Wednesday, November 24, 2010

Two very small planes

While I was planing down lilac branches for Tip the birchbark canoe, I found (and am still finding) that holding the wood down is the hard part. This is true whether you are planing big stuff or miniature --- if the wood will stay put, you can plane it. If it does not, you will have major trouble. So, I thought, how nice it would be if I could cut a groove in a board. That would hold the strip down much better than my hand. Now cutting grooves is a job for a plow plane. And since most of my Christmas presents are done, why not make a miniature plow plane? I happen to own a perfectly good Liu Ban plow plane, made in Hong Kong, but it is much too large for what I want to do. So I hauled out my book, Making Traditional Wooden Planes by James Whelan and imitated.
At right is the full-size article by Mr. Liu Ban, and very handsome it is too in Chinese rosewood. It takes some adjusting and fussing but it plows very nice grooves. At left, a 70mm plow plane made out of brand X wood (found somewhere) with a 3mm cutter made out of a retired hacksaw blade. Does it work? After a fashion. Plow planes are strange creatures (you can Google "plow plane" if you're interested). They ride on a skate, a thin piece of metal that also supports the blade. The skate has to be centered on the blade. The skate gave me catfits. I wound up padding a piece of sheet metal with old circular saw blade pieces; the whole thing epoxied. Real planes are allowed to use screws. But at 70 mm you'd need watchmaker's screws. Well, it shows promise but needs more work. If Liu Ban is fussy, midget plane is amazingly fussy. It is hard to get the right cutter depth. The blade is too flexible. The bedding angle is wrong (I used 45 deg, the usual angle for a plane; it is too steep). So now underway is plow plane v0.5. Much thicker blade, thick skate. Different angles.

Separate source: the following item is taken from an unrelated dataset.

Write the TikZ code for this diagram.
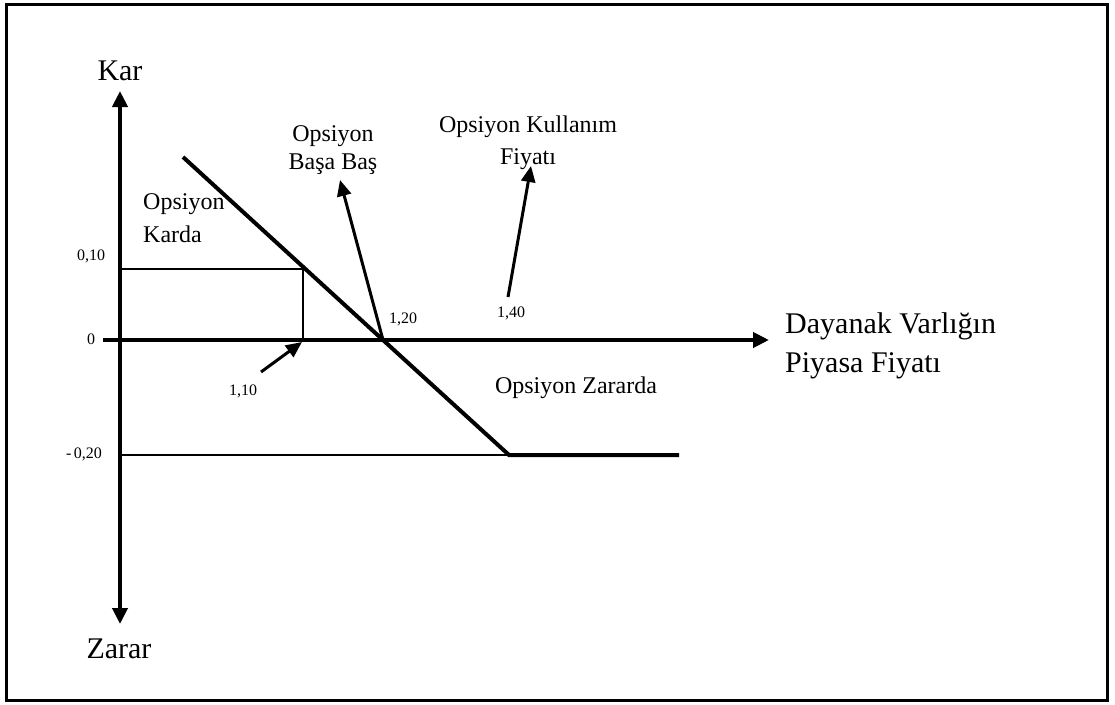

This is my second miniature plane. Sometime last winter I made a miniature rabbet plane. I made it mostly out of birch.
It wouldn't work. This morning I discovered I had the bevel reversed (blush) and it now works very nicely. Here it is planing a rabbet (or rebate) in a piece of pine. Lovely curly shaving; it works! So I am happy. Most planes work bevel down.

I will have some more things to say about plane construction later. The things I will say come from full-size practice, so they are applicable to full-size planes as well.